Your goal: Identify the lines that contain the string "this" and copy all of them.

Data shown:

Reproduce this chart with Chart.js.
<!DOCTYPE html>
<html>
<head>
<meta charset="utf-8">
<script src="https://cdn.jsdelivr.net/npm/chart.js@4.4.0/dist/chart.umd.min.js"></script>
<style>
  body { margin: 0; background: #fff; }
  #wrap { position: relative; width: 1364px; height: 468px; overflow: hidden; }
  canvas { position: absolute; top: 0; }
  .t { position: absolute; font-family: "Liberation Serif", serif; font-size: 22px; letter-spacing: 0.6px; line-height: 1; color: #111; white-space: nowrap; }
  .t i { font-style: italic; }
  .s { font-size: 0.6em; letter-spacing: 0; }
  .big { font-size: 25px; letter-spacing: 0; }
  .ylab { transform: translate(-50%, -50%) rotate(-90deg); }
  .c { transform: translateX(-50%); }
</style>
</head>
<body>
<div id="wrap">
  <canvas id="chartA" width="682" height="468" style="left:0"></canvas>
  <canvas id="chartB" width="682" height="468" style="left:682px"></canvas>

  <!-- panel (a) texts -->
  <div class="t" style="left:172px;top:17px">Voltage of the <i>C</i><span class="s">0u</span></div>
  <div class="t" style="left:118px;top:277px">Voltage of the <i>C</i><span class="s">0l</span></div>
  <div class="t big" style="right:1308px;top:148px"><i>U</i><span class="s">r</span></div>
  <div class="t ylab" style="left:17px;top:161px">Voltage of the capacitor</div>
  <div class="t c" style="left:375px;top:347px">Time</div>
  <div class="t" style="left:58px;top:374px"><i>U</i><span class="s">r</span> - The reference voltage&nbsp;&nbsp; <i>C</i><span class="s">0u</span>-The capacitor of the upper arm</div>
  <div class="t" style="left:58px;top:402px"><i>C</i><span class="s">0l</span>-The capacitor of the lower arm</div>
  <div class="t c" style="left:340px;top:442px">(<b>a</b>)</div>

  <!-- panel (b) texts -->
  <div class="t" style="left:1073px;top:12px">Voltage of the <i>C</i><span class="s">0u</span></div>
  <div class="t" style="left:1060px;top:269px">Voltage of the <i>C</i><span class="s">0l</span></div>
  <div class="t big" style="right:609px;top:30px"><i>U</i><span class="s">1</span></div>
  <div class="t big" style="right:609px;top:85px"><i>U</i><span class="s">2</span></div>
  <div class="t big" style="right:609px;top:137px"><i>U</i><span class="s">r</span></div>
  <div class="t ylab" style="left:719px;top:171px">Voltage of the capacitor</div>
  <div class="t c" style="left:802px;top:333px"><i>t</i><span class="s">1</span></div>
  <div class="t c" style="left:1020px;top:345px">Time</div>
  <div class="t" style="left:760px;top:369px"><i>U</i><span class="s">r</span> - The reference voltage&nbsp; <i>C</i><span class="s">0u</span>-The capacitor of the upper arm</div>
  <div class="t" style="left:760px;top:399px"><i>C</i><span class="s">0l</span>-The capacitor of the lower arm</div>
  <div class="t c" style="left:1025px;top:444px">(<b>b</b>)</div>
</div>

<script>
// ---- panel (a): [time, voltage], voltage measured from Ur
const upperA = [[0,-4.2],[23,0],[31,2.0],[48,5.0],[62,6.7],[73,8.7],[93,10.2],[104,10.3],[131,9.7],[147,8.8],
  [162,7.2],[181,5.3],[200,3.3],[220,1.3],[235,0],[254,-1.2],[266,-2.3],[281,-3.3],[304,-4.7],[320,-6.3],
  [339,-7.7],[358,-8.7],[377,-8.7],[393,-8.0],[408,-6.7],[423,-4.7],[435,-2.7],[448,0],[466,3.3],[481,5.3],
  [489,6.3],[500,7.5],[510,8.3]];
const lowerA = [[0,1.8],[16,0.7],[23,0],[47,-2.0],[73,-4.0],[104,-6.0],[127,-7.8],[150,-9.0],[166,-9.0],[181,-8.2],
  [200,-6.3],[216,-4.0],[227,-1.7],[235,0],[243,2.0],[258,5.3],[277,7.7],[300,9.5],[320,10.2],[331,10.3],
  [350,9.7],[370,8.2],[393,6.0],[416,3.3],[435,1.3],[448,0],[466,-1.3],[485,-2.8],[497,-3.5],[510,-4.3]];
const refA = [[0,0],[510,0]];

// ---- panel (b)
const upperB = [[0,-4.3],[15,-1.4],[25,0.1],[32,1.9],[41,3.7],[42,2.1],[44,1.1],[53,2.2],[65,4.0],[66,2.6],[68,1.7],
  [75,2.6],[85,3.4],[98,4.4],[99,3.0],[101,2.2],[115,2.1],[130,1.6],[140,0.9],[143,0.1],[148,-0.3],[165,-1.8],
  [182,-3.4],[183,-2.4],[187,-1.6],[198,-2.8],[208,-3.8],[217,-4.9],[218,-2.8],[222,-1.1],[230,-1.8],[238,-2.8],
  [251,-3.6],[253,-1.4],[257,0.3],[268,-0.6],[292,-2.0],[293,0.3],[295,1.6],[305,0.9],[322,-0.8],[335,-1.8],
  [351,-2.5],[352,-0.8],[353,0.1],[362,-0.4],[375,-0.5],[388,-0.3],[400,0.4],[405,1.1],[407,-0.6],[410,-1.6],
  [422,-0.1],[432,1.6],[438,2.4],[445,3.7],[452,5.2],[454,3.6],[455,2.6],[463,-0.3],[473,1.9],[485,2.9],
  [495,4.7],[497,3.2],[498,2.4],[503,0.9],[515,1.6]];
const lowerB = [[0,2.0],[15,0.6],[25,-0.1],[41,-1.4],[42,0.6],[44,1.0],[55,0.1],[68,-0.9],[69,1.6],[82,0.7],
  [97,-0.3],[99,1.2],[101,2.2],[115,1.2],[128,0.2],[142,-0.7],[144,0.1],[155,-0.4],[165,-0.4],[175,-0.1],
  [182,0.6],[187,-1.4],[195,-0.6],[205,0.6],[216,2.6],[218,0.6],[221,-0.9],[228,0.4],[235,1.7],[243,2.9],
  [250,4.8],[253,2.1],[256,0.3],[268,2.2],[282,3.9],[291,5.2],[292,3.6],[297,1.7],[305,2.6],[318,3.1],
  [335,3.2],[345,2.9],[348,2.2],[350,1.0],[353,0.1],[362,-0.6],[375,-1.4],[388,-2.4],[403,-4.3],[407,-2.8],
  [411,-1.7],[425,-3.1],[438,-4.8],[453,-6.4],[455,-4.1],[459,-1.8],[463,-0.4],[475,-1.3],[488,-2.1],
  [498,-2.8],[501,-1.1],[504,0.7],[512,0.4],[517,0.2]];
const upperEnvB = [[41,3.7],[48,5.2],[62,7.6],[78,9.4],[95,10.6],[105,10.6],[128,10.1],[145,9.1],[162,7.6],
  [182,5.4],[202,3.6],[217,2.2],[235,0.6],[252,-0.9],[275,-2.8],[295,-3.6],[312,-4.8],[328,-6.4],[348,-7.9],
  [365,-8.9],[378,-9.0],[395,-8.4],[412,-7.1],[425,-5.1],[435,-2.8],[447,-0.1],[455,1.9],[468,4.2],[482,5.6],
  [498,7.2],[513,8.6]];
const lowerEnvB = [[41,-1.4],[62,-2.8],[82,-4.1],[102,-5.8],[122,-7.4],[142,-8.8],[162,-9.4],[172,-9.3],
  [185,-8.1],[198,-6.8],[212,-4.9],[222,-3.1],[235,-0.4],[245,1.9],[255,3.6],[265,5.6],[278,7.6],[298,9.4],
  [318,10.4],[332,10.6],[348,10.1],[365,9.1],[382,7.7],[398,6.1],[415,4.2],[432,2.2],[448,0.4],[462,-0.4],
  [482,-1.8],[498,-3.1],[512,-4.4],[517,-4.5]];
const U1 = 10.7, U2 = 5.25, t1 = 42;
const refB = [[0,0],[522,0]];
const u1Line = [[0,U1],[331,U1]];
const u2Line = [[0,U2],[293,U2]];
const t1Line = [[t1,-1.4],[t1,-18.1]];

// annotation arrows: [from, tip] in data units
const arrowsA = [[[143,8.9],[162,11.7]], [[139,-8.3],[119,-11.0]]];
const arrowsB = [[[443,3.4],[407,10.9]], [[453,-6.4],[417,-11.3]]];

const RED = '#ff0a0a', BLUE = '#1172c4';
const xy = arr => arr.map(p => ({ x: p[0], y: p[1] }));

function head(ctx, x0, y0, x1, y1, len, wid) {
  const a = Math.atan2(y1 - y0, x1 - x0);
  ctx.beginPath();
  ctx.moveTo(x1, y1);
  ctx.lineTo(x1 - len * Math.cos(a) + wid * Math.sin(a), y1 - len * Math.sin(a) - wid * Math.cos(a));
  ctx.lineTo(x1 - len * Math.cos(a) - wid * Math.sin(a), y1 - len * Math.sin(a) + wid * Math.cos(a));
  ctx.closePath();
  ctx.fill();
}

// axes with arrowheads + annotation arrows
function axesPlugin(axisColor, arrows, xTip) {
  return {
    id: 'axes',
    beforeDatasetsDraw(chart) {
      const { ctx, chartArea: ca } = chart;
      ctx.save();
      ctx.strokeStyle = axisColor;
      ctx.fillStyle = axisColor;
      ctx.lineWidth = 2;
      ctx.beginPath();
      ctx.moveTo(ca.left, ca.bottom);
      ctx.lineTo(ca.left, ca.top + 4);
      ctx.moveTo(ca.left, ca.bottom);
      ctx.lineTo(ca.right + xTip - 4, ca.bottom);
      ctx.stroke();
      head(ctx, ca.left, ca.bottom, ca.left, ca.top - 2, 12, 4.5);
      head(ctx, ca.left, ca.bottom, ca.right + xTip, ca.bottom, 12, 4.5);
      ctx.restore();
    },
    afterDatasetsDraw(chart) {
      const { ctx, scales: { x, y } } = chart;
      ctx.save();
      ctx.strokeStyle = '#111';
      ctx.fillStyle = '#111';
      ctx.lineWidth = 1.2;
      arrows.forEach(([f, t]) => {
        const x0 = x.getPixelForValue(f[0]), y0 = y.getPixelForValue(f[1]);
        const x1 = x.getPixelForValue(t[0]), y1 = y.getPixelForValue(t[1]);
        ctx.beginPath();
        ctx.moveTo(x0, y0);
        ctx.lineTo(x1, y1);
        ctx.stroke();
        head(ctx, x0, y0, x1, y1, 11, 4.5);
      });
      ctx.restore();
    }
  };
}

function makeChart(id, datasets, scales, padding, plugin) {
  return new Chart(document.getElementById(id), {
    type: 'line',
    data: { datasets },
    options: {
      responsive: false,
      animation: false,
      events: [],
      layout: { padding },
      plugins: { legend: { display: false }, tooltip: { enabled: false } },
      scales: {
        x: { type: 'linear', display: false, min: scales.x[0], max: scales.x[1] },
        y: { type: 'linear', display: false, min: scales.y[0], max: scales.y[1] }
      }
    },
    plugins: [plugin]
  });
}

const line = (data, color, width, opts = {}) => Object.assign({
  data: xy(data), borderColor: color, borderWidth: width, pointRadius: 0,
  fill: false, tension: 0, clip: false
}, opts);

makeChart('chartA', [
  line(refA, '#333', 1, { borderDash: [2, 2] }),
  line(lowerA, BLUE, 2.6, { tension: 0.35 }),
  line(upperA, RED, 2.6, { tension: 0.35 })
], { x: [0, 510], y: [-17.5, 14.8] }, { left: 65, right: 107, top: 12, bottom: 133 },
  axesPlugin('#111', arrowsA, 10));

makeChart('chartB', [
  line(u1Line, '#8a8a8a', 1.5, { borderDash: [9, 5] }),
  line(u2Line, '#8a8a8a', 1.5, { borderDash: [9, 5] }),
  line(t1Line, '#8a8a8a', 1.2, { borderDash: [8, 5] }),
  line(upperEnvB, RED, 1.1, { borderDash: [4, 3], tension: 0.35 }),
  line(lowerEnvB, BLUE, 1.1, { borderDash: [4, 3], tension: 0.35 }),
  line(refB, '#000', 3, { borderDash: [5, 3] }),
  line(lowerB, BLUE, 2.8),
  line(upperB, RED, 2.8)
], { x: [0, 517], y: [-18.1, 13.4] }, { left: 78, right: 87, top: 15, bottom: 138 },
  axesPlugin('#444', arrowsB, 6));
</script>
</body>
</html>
---
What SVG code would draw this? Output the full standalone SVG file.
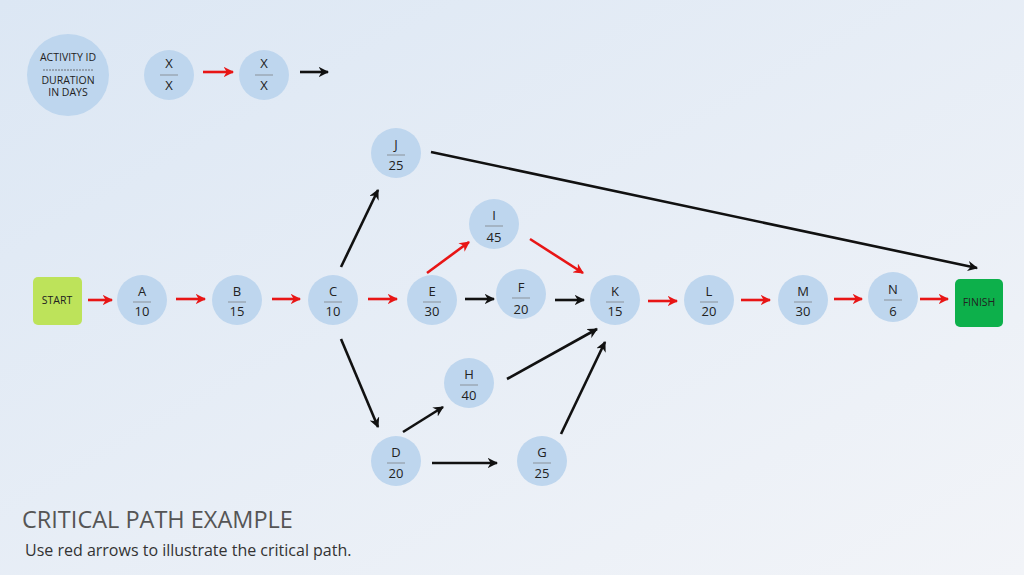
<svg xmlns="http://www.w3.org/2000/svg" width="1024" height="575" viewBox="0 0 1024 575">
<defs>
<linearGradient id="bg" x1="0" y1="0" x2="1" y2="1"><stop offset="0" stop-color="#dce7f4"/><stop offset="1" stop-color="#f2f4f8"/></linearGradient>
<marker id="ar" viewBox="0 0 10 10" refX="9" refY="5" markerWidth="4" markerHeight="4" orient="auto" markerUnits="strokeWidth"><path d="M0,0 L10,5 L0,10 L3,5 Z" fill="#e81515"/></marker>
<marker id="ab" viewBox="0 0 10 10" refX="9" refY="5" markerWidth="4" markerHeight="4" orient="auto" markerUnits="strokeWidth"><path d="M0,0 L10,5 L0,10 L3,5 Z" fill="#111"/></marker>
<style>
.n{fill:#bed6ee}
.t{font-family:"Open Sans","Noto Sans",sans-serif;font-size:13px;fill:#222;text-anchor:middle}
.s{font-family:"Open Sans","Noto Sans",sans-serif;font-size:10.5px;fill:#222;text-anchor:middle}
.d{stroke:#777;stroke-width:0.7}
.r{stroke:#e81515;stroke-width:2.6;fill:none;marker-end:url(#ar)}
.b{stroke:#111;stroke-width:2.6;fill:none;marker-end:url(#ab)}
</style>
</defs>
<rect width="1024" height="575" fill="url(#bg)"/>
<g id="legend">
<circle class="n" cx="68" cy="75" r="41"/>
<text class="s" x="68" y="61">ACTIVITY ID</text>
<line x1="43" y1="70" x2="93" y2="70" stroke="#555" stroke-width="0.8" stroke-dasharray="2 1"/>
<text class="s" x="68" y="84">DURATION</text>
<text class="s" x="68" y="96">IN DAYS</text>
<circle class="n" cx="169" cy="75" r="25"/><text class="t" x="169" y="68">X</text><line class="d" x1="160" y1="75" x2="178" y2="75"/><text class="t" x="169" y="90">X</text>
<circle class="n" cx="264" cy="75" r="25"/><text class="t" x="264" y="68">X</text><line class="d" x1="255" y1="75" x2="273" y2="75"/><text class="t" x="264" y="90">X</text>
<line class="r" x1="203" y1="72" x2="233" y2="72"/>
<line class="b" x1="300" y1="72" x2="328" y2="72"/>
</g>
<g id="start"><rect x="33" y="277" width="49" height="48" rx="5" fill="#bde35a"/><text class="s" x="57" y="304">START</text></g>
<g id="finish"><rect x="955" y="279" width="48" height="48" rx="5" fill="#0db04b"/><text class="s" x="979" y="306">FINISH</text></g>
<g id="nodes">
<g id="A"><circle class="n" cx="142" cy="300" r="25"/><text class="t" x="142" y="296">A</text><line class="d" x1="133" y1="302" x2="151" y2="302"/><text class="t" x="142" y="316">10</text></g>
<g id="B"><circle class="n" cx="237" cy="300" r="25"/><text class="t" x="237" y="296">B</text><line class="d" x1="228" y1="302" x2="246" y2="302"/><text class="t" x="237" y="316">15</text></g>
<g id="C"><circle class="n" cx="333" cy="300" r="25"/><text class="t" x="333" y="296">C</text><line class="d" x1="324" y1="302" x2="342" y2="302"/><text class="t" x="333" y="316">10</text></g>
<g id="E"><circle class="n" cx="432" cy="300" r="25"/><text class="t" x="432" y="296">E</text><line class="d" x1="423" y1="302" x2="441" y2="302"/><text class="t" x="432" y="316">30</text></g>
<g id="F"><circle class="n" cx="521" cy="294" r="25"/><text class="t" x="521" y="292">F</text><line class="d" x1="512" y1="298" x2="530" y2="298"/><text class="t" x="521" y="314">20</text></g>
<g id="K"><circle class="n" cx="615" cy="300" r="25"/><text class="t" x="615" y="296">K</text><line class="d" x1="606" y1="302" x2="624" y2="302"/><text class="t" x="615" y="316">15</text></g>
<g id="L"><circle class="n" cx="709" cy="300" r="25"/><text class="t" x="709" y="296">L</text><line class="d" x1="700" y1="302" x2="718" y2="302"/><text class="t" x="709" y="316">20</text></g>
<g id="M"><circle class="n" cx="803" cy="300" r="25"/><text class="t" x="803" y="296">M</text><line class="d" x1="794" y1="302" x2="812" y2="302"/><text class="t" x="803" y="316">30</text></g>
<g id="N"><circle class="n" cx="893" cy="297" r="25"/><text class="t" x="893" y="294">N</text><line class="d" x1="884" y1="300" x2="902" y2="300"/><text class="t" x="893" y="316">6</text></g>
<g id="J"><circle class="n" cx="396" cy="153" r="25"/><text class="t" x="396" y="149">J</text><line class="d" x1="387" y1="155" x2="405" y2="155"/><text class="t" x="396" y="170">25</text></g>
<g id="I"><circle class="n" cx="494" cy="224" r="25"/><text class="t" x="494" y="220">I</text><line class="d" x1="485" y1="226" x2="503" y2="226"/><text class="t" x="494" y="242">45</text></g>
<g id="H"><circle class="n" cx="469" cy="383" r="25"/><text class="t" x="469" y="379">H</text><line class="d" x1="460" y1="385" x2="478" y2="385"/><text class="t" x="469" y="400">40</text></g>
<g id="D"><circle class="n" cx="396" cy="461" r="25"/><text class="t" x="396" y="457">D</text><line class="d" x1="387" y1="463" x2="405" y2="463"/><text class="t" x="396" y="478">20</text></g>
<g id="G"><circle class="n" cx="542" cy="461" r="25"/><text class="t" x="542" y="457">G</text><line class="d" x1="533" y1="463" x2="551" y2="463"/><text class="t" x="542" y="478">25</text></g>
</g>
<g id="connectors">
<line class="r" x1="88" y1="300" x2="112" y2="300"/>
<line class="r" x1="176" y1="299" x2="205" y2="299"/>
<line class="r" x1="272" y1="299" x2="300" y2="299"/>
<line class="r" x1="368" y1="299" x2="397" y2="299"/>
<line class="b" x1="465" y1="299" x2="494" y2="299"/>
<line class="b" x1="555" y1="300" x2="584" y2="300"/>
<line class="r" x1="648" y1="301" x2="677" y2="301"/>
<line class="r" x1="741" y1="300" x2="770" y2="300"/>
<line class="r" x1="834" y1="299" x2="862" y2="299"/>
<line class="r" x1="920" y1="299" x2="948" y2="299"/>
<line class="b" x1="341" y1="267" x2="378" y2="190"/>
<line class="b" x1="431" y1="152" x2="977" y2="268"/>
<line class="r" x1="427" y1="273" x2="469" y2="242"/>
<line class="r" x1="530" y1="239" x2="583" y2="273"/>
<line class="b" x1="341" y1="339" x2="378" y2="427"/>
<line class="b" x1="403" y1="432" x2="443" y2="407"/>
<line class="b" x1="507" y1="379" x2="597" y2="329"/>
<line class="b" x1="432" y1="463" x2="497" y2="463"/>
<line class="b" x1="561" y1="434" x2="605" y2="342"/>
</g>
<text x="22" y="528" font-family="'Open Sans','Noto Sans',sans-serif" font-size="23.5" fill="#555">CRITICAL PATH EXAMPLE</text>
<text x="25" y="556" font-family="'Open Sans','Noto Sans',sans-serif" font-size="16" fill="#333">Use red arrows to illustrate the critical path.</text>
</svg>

Answer for the task:
Reproduce this chart with Chart.js.
What SVG code would draw this? Output the full standalone SVG file.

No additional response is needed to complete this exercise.